» **Your instructions**: Take the line containing "What React, TypeScript" as the first line and the line containing "pts: [number, number][];" as the last, and output that span verbatim without any images.

» **Material for this exercise**:

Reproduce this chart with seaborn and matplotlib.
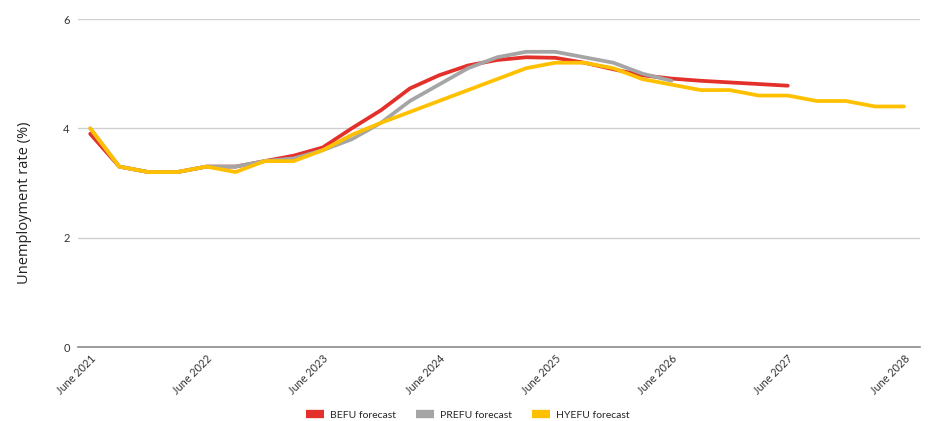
import matplotlib
matplotlib.use("Agg")
import matplotlib.pyplot as plt
import seaborn as sns
import pandas as pd
import numpy as np

# Quarterly periods from June 2021 to June 2028
quarters = pd.period_range("2021Q2", "2028Q2", freq="Q")
tick_labels = ["June 2021", "June 2022", "June 2023", "June 2024",
               "June 2025", "June 2026", "June 2027", "June 2028"]

befu = [3.9, 3.3, 3.2, 3.2, 3.3, 3.3, 3.4, 3.5, 3.65, 4.0, 4.33, 4.73,
        4.97, 5.15, 5.25, 5.3, 5.29, 5.2, 5.08, 4.97, 4.91, 4.87, 4.84,
        4.81, 4.78]
prefu = [4.0, 3.3, 3.2, 3.2, 3.3, 3.3, 3.4, 3.45, 3.6, 3.8, 4.1, 4.5,
         4.8, 5.1, 5.3, 5.4, 5.4, 5.3, 5.2, 5.0, 4.87]
hyefu = [4.0, 3.3, 3.2, 3.2, 3.3, 3.2, 3.4, 3.4, 3.6, 3.88, 4.1, 4.3,
         4.5, 4.7, 4.9, 5.1, 5.2, 5.2, 5.1, 4.9, 4.8, 4.7, 4.7, 4.6,
         4.6, 4.5, 4.5, 4.4, 4.4]

series_names = ["BEFU forecast", "PREFU forecast", "HYEFU forecast"]
series_values = [befu, prefu, hyefu]
colors = ["#E3302A", "#A5A5A5", "#FFC000"]

frames = []
for name, vals in zip(series_names, series_values):
    frames.append(pd.DataFrame({"q": np.arange(len(vals)),
                                "rate": vals,
                                "series": name}))
df = pd.concat(frames, ignore_index=True)

sns.set_theme(style="white")
plt.rcParams["font.family"] = ["Lato", "DejaVu Sans"]

fig = plt.figure(figsize=(9.3, 4.21), dpi=100)
ax = fig.add_axes([78 / 930, 1 - 347 / 421, (920 - 78) / 930, (347 - 19) / 421])

sns.lineplot(data=df, x="q", y="rate", hue="series", palette=colors,
             hue_order=series_names, linewidth=2.7, ax=ax, legend=False,
             sort=False)

ax.set_xlim(-0.42, 28.55)
ax.set_ylim(0, 6)
ax.set_yticks([0, 2, 4, 6])
ax.set_yticklabels(["0", "2", "4", "6"], fontsize=8, color="#333333")
ax.tick_params(axis="y", length=0, pad=6)

ax.set_xticks(np.arange(0, 29, 4))
ax.set_xticklabels(tick_labels, rotation=45, ha="right", rotation_mode="anchor",
                   fontsize=7.8, color="#333333")
ax.tick_params(axis="x", length=0, pad=4)

ax.yaxis.grid(True, color="#D0D0D0", linewidth=1)
ax.set_axisbelow(True)
for s in ["top", "right", "left"]:
    ax.spines[s].set_visible(False)
ax.spines["bottom"].set_color("#8C8C8C")
ax.spines["bottom"].set_linewidth(1.2)

ax.set_xlabel("")
ax.set_ylabel("Unemployment rate (%)", fontsize=10.5, color="#222222",
              family=["Open Sans", "DejaVu Sans"])
ax.yaxis.set_label_coords(-46 / 842, (347 - 203) / 328)

handles = [plt.Line2D([0], [0], color=c, linewidth=6, solid_capstyle="butt")
           for c in colors]
fig.legend(handles, series_names, loc="center", bbox_to_anchor=(468 / 930, 1 - 415 / 421),
           ncol=3, frameon=False, fontsize=7.5, handlelength=1.7,
           columnspacing=1.9, handletextpad=0.6)

fig.savefig("out.png", dpi=100)
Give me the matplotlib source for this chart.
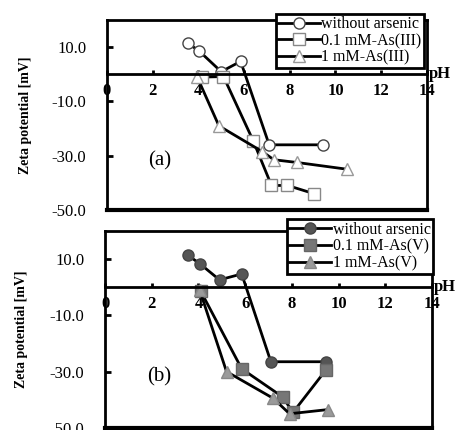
import matplotlib
matplotlib.use("Agg")
import matplotlib.pyplot as plt

plt.rcParams['font.family'] = ['Liberation Serif', 'DejaVu Serif']

# panel (a): As(III)
ph_a_none = [3.55, 4.05, 5.0, 5.85, 7.1, 9.45]
zeta_a_none = [11.5, 8.5, 1.0, 4.8, -26.0, -26.0]
ph_a_01 = [4.15, 5.1, 6.4, 7.2, 7.9, 9.05]
zeta_a_01 = [-1.0, -0.8, -24.5, -41.0, -41.0, -44.0]
ph_a_1 = [3.95, 4.9, 6.8, 7.3, 8.3, 10.5]
zeta_a_1 = [-1.0, -19.0, -28.5, -31.5, -32.5, -35.0]

# panel (b): As(V)
ph_b_none = [3.55, 4.05, 4.9, 5.85, 7.1, 9.45]
zeta_b_none = [11.3, 8.4, 2.6, 4.7, -26.5, -26.5]
ph_b_01 = [4.1, 5.85, 7.6, 8.05, 9.45]
zeta_b_01 = [-1.5, -29.0, -39.0, -44.5, -29.5]
ph_b_1 = [4.05, 5.2, 7.2, 7.9, 9.55]
zeta_b_1 = [-1.0, -30.0, -39.5, -45.0, -43.5]

labels_a = ['without arsenic', '0.1 mM-As(III)', '1 mM-As(III)']
labels_b = ['without arsenic', '0.1 mM-As(V)', '1 mM-As(V)']

xticks = [0, 2, 4, 6, 8, 10, 12, 14]
yticks = [10, -10, -30, -50]
ytick_labels = ['10.0', '-10.0', '-30.0', '-50.0']

fig = plt.figure(figsize=(4.65, 4.3), dpi=100)
ax_a = fig.add_axes([0.230, 0.512, 0.688, 0.441])
ax_b = fig.add_axes([0.226, 0.005, 0.703, 0.458])


def style_axes(ax, tag):
    ax.set_xlim(0, 14)
    ax.set_ylim(-50, 20)
    for s in ax.spines.values():
        s.set_linewidth(2)
    ax.spines['bottom'].set_position(('data', 0))
    ax.axhline(-50, color='black', lw=3, clip_on=False, zorder=5)
    ax.set_xticks(xticks)
    ax.set_xticklabels([str(t) for t in xticks], fontweight='bold', fontsize=12)
    ax.tick_params(axis='x', direction='in', length=3, width=2, pad=6)
    ax.set_yticks(yticks)
    ax.set_yticklabels(ytick_labels, fontsize=12)
    ax.tick_params(axis='y', direction='in', length=4, width=2, pad=15)
    ax.set_ylabel('Zeta potential [mV]', fontweight='bold', fontsize=10)
    ax.yaxis.set_label_coords(-0.235, 0.5)
    ax.text(14.1, 0, 'pH', fontweight='bold', fontsize=12, va='center', ha='left',
            clip_on=False)
    ax.text(1.8, -32, tag, fontsize=15, va='center', ha='left')


style_axes(ax_a, '(a)')
style_axes(ax_b, '(b)')

kw = dict(color='black', lw=2, markersize=8, markeredgewidth=1)
ax_a.plot(ph_a_none, zeta_a_none, marker='o', markerfacecolor='white',
          markeredgecolor='#444444', label=labels_a[0], **kw)
ax_a.plot(ph_a_01, zeta_a_01, marker='s', markerfacecolor='white',
          markeredgecolor='#888888', label=labels_a[1], **kw)
ax_a.plot(ph_a_1, zeta_a_1, marker='^', markerfacecolor='white',
          markeredgecolor='#999999', label=labels_a[2], **kw)

ax_b.plot(ph_b_none, zeta_b_none, marker='o', markerfacecolor='#555555',
          markeredgecolor='#444444', label=labels_b[0], **kw)
ax_b.plot(ph_b_01, zeta_b_01, marker='s', markerfacecolor='#777777',
          markeredgecolor='#666666', label=labels_b[1], **kw)
ax_b.plot(ph_b_1, zeta_b_1, marker='^', markerfacecolor='#9a9a9a',
          markeredgecolor='#888888', label=labels_b[2], **kw)

for ax, anchor in [(ax_a, (0.912, 0.968)), (ax_b, (0.931, 0.490))]:
    leg = ax.legend(loc='upper right', bbox_to_anchor=anchor,
                    bbox_transform=fig.transFigure, fontsize=11.5,
                    frameon=True, fancybox=False, framealpha=1,
                    borderpad=0.15, labelspacing=0.05, handlelength=2.6,
                    handletextpad=0.1, borderaxespad=0)
    leg.get_frame().set_edgecolor('black')
    leg.get_frame().set_linewidth(2)
    leg.set_zorder(10)

fig.savefig('out.png', dpi=100)
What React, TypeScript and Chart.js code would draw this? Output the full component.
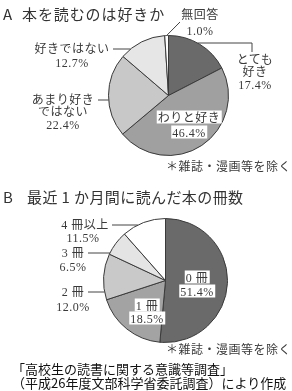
import React, { useEffect, useRef } from "react";
import { Chart, registerables } from "chart.js";

Chart.register(...registerables);

// ---- data ----
const likeCategories = ["とても好き", "わりと好き", "あまり好きではない", "好きではない", "無回答"];
const likeValues = [17.4, 46.4, 22.4, 12.7, 1.0];
const likeColors = ["#6a6a6a", "#a0a0a0", "#c8c8c8", "#e6e6e6", "#ffffff"];

const bookCategories = ["0冊", "1冊", "2冊", "3冊", "4冊以上"];
const bookValues = [51.4, 18.5, 12.0, 6.5, 11.5];
const bookColors = ["#6a6a6a", "#a3a3a3", "#c9c9c9", "#e4e4e4", "#ffffff"];

const pct = (v: number) => `${v.toFixed(1)}%`;

type Leader = { index: number; pts: [number, number][]; end: "left" | "right" | "mid" };

const leaderPlugin = {
  id: "leaders",
  afterDatasetsDraw(chart: any, _args: any, opts: any) {
    const leaders: Leader[] = opts.lines || [];
    const offY: number = opts.offsetY || 0;
    const meta = chart.getDatasetMeta(0);
    const ctx = chart.ctx;
    ctx.save();
    ctx.strokeStyle = "#444";
    ctx.lineWidth = 1;
    leaders.forEach((l) => {
      const arc = meta.data[l.index] as any;
      const cx = arc.x, cy = arc.y, r = arc.outerRadius;
      const pts = l.pts.map(([x, y]) => [x, y - offY]);
      let ex: number, ey: number;
      if (l.end === "mid") {
        const a = (arc.startAngle + arc.endAngle) / 2;
        ex = cx + r * Math.cos(a);
        ey = cy + r * Math.sin(a);
      } else {
        ey = pts[pts.length - 1][1];
        const dx = Math.sqrt(Math.max(r * r - (ey - cy) * (ey - cy), 0));
        ex = l.end === "left" ? cx - dx : cx + dx;
      }
      ctx.beginPath();
      ctx.moveTo(pts[0][0], pts[0][1]);
      for (let i = 1; i < pts.length; i++) ctx.lineTo(pts[i][0], pts[i][1]);
      ctx.lineTo(ex, ey);
      ctx.stroke();
    });
    ctx.restore();
  },
};

function PieChart(props: {
  top: number;
  height: number;
  values: number[];
  labels: string[];
  colors: string[];
  padding: { left: number; right: number; top: number; bottom: number };
  leaders: Leader[];
}) {
  const ref = useRef<HTMLCanvasElement | null>(null);
  useEffect(() => {
    if (!ref.current) return;
    const chart = new Chart(ref.current, {
      type: "pie",
      data: {
        labels: props.labels,
        datasets: [
          {
            data: props.values,
            backgroundColor: props.colors,
            borderColor: "#3a3a3a",
            borderWidth: 1,
          },
        ],
      },
      options: {
        responsive: false,
        animation: false,
        devicePixelRatio: 1,
        layout: { padding: props.padding },
        plugins: {
          legend: { display: false },
          tooltip: { enabled: false },
          leaders: { lines: props.leaders, offsetY: props.top },
        } as any,
      },
      plugins: [leaderPlugin],
    });
    return () => chart.destroy();
  }, []);
  return (
    <canvas
      ref={ref}
      width={292}
      height={props.height}
      style={{ position: "absolute", left: 0, top: props.top, width: 292, height: props.height }}
    />
  );
}

const labelFont = '"Liberation Serif", "Noto Sans CJK JP", serif';
const gothic = '"Noto Sans CJK JP", "Liberation Sans", sans-serif';

function T(props: { x: number; y: number; text: string; box?: boolean; align?: "c" | "l" | "r"; font?: string; size?: number; color?: string; spacing?: number }) {
  const align = props.align || "c";
  const tx = align === "c" ? "-50%" : align === "r" ? "-100%" : "0";
  return (
    <div
      style={{
        position: "absolute",
        left: props.x,
        top: props.y,
        transform: `translate(${tx}, -50%)`,
        whiteSpace: "nowrap",
        fontFamily: props.font || labelFont,
        fontSize: props.size || 12,
        letterSpacing: props.spacing ?? 0.5,
        lineHeight: 1,
        color: props.color || "#3a3a3a",
        background: props.box ? "#fff" : "transparent",
        padding: props.box ? "1px 1px 0 1px" : 0,
      }}
    >
      {props.text}
    </div>
  );
}

export default function App() {
  const likeLeaders: Leader[] = [
    { index: 4, pts: [[180, 22]], end: "mid" },
    { index: 0, pts: [[252, 52], [252, 43]], end: "right" },
    { index: 3, pts: [[113, 49]], end: "left" },
    { index: 2, pts: [[98, 100]], end: "left" },
  ];
  const bookLeaders: Leader[] = [
    { index: 4, pts: [[112, 225]], end: "left" },
    { index: 3, pts: [[88, 253]], end: "left" },
    { index: 2, pts: [[88, 292]], end: "left" },
  ];
  return (
    <div style={{ position: "absolute", left: 0, top: 0, width: 292, height: 391, background: "#fff", overflow: "hidden" }}>
      <PieChart
        top={0}
        height={180}
        values={likeValues}
        labels={likeCategories}
        colors={likeColors}
        padding={{ left: 108, right: 63, top: 35, bottom: 24 }}
        leaders={likeLeaders}
      />
      <PieChart
        top={190}
        height={170}
        values={bookValues}
        labels={bookCategories}
        colors={bookColors}
        padding={{ left: 103, right: 64, top: 28, bottom: 17 }}
        leaders={bookLeaders}
      />

      {/* titles */}
      <T x={3} y={13} align="l" text="A" font={gothic} size={15} spacing={0} color="#333" />
      <T x={22} y={13} align="l" text="本を読むのは好きか" font={gothic} size={15} spacing={0.9} color="#333" />
      <T x={3} y={196} align="l" text="B" font={gothic} size={15} spacing={0} color="#333" />
      <T x={27} y={196} align="l" text="最近 1 か月間に読んだ本の冊数" font={gothic} size={15} spacing={0.4} color="#333" />

      {/* A labels */}
      <T x={200} y={15} text="無回答" />
      <T x={200} y={31} text={pct(likeValues[4])} />
      <T x={255} y={60} text="とても" />
      <T x={255} y={72} text="好き" />
      <T x={255} y={85} text={pct(likeValues[0])} />
      <T x={72} y={49} text="好きではない" />
      <T x={72} y={63} text={pct(likeValues[3])} />
      <T x={63} y={100} text="あまり好き" />
      <T x={63} y={112} text="ではない" />
      <T x={63} y={125} text={pct(likeValues[2])} />
      <T x={189} y={117} text="わりと好き" box />
      <T x={189} y={132} text={pct(likeValues[1])} box />
      <T x={291} y={167} align="r" text="＊雑誌・漫画等を除く" />

      {/* B labels */}
      <T x={85} y={225} text="4 冊以上" />
      <T x={83} y={238} text={pct(bookValues[4])} />
      <T x={73} y={253} text="3 冊" />
      <T x={73} y={267} text={pct(bookValues[3])} />
      <T x={73} y={292} text="2 冊" />
      <T x={73} y={307} text={pct(bookValues[2])} />
      <T x={197} y={277} text="0 冊" box />
      <T x={197} y={291} text={pct(bookValues[0])} box />
      <T x={147} y={305} text="1 冊" box />
      <T x={147} y={318} text={pct(bookValues[1])} box />
      <T x={291} y={350} align="r" text="＊雑誌・漫画等を除く" />

      {/* source */}
      <T x={12} y={368} align="l" text="「高校生の読書に関する意識等調査」" font={gothic} size={13} spacing={0} color="#111" />
      <T x={12} y={382} align="l" text="（平成26年度文部科学省委託調査）により作成" font={gothic} size={13} spacing={0} color="#111" />
    </div>
  );
}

» **Final answer**:
What React, TypeScript and Chart.js code would draw this? Output the full component.
import React, { useEffect, useRef } from "react";
import { Chart, registerables } from "chart.js";

Chart.register(...registerables);

// ---- data ----
const likeCategories = ["とても好き", "わりと好き", "あまり好きではない", "好きではない", "無回答"];
const likeValues = [17.4, 46.4, 22.4, 12.7, 1.0];
const likeColors = ["#6a6a6a", "#a0a0a0", "#c8c8c8", "#e6e6e6", "#ffffff"];

const bookCategories = ["0冊", "1冊", "2冊", "3冊", "4冊以上"];
const bookValues = [51.4, 18.5, 12.0, 6.5, 11.5];
const bookColors = ["#6a6a6a", "#a3a3a3", "#c9c9c9", "#e4e4e4", "#ffffff"];

const pct = (v: number) => `${v.toFixed(1)}%`;

type Leader = { index: number; pts: [number, number][]; end: "left" | "right" | "mid" };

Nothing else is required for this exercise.